>> START

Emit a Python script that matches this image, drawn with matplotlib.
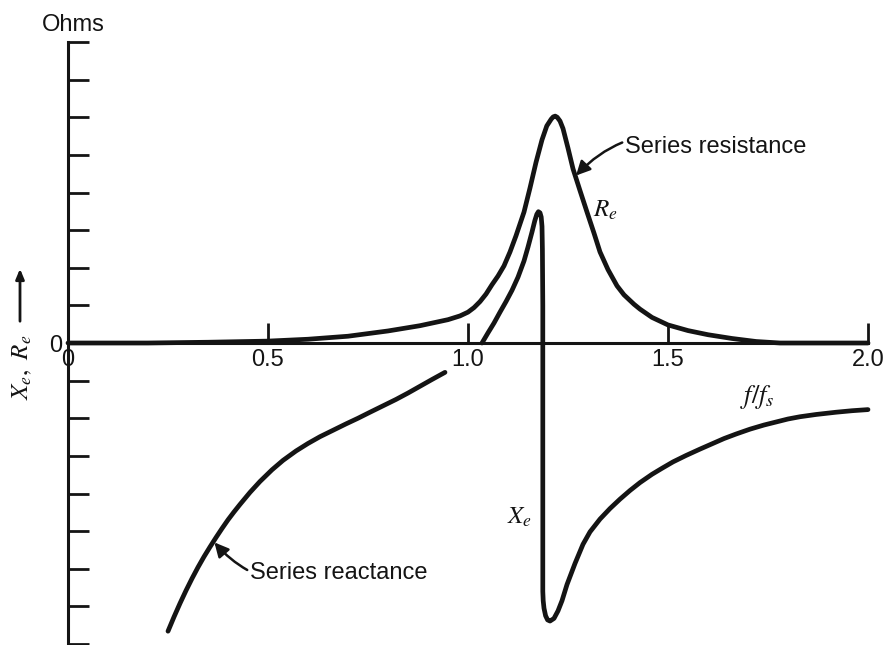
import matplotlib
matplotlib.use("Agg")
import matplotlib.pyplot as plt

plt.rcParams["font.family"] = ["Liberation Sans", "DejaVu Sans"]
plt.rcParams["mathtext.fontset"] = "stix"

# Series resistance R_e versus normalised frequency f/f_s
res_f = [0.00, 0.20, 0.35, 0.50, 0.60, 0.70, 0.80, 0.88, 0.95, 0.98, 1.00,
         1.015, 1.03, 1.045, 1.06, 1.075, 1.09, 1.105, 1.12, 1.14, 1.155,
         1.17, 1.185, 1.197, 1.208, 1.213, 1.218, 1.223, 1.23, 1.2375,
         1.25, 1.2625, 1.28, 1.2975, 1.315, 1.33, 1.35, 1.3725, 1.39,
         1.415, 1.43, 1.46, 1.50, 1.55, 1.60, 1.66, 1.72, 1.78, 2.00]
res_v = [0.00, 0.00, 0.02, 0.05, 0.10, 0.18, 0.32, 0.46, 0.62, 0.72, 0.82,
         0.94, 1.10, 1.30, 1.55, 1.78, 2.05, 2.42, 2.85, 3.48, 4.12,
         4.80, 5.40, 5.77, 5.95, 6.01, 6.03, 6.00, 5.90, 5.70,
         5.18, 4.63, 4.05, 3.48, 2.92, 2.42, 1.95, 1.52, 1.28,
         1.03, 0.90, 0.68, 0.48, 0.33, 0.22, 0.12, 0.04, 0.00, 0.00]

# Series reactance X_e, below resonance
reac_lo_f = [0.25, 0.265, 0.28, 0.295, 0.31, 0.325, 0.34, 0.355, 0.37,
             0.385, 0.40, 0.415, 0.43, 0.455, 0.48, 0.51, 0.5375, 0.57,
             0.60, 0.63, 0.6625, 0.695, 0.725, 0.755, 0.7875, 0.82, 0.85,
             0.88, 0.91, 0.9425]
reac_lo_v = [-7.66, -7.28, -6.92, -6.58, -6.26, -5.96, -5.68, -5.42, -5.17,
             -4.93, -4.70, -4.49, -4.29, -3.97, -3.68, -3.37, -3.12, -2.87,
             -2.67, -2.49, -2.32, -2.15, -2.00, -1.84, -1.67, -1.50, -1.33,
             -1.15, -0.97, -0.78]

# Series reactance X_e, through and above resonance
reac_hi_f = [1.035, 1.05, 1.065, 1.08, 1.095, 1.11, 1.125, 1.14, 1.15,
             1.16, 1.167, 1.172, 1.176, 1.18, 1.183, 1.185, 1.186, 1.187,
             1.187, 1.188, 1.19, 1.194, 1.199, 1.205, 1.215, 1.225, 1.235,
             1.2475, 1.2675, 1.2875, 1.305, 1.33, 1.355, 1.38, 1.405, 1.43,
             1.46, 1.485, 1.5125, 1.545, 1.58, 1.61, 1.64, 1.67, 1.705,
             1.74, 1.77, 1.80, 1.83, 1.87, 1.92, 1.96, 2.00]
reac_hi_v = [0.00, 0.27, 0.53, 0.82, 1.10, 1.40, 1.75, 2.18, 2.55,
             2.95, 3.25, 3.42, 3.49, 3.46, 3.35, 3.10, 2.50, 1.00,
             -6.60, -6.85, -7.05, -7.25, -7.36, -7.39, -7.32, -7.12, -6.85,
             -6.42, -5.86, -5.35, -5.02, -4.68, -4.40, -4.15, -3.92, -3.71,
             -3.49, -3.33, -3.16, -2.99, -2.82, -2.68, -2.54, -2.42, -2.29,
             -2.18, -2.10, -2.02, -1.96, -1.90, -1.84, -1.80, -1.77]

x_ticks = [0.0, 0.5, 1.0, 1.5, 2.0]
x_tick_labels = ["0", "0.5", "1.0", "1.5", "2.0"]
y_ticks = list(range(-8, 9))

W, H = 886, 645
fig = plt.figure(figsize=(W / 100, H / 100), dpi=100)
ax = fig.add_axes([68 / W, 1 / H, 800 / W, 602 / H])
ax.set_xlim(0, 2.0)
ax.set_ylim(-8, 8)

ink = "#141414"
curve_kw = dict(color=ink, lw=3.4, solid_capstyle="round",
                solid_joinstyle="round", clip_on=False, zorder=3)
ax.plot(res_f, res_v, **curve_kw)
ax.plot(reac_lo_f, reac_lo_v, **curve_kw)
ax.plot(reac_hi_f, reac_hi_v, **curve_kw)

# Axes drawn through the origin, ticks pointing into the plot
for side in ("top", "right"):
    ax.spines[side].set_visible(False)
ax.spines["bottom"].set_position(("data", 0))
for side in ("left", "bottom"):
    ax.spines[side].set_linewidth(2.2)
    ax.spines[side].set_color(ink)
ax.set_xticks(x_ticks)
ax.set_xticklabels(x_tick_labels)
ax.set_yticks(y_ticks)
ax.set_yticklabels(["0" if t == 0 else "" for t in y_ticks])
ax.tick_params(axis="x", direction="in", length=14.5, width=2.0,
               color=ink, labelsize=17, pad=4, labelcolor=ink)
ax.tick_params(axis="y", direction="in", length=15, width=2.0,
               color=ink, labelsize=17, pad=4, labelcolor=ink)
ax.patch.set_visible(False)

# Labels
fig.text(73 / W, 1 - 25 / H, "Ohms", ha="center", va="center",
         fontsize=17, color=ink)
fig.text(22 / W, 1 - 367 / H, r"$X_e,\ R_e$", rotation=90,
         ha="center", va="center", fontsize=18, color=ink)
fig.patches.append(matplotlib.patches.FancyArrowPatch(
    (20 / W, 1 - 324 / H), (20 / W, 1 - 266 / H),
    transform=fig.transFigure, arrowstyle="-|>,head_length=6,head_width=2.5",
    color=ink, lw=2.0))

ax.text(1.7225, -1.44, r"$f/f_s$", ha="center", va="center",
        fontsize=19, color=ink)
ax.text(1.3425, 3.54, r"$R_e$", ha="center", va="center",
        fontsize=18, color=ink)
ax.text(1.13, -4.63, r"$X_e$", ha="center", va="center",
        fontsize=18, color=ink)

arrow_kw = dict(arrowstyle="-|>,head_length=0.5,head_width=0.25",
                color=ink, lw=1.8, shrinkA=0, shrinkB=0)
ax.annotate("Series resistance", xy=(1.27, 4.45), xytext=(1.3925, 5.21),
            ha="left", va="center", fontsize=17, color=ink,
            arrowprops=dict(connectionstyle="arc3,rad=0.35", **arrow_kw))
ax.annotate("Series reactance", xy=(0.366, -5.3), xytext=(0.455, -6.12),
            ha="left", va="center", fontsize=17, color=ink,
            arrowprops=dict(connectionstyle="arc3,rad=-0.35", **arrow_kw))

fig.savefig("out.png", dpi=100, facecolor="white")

>> END

**Objective**
Leave out the pictures. Transcribe only the lines above, from the first through the one that contains "-1.15, -0.97, -0.78]".

**Expected output**
Emit a Python script that matches this image, drawn with matplotlib.
import matplotlib
matplotlib.use("Agg")
import matplotlib.pyplot as plt

plt.rcParams["font.family"] = ["Liberation Sans", "DejaVu Sans"]
plt.rcParams["mathtext.fontset"] = "stix"

# Series resistance R_e versus normalised frequency f/f_s
res_f = [0.00, 0.20, 0.35, 0.50, 0.60, 0.70, 0.80, 0.88, 0.95, 0.98, 1.00,
         1.015, 1.03, 1.045, 1.06, 1.075, 1.09, 1.105, 1.12, 1.14, 1.155,
         1.17, 1.185, 1.197, 1.208, 1.213, 1.218, 1.223, 1.23, 1.2375,
         1.25, 1.2625, 1.28, 1.2975, 1.315, 1.33, 1.35, 1.3725, 1.39,
         1.415, 1.43, 1.46, 1.50, 1.55, 1.60, 1.66, 1.72, 1.78, 2.00]
res_v = [0.00, 0.00, 0.02, 0.05, 0.10, 0.18, 0.32, 0.46, 0.62, 0.72, 0.82,
         0.94, 1.10, 1.30, 1.55, 1.78, 2.05, 2.42, 2.85, 3.48, 4.12,
         4.80, 5.40, 5.77, 5.95, 6.01, 6.03, 6.00, 5.90, 5.70,
         5.18, 4.63, 4.05, 3.48, 2.92, 2.42, 1.95, 1.52, 1.28,
         1.03, 0.90, 0.68, 0.48, 0.33, 0.22, 0.12, 0.04, 0.00, 0.00]

# Series reactance X_e, below resonance
reac_lo_f = [0.25, 0.265, 0.28, 0.295, 0.31, 0.325, 0.34, 0.355, 0.37,
             0.385, 0.40, 0.415, 0.43, 0.455, 0.48, 0.51, 0.5375, 0.57,
             0.60, 0.63, 0.6625, 0.695, 0.725, 0.755, 0.7875, 0.82, 0.85,
             0.88, 0.91, 0.9425]
reac_lo_v = [-7.66, -7.28, -6.92, -6.58, -6.26, -5.96, -5.68, -5.42, -5.17,
             -4.93, -4.70, -4.49, -4.29, -3.97, -3.68, -3.37, -3.12, -2.87,
             -2.67, -2.49, -2.32, -2.15, -2.00, -1.84, -1.67, -1.50, -1.33,
             -1.15, -0.97, -0.78]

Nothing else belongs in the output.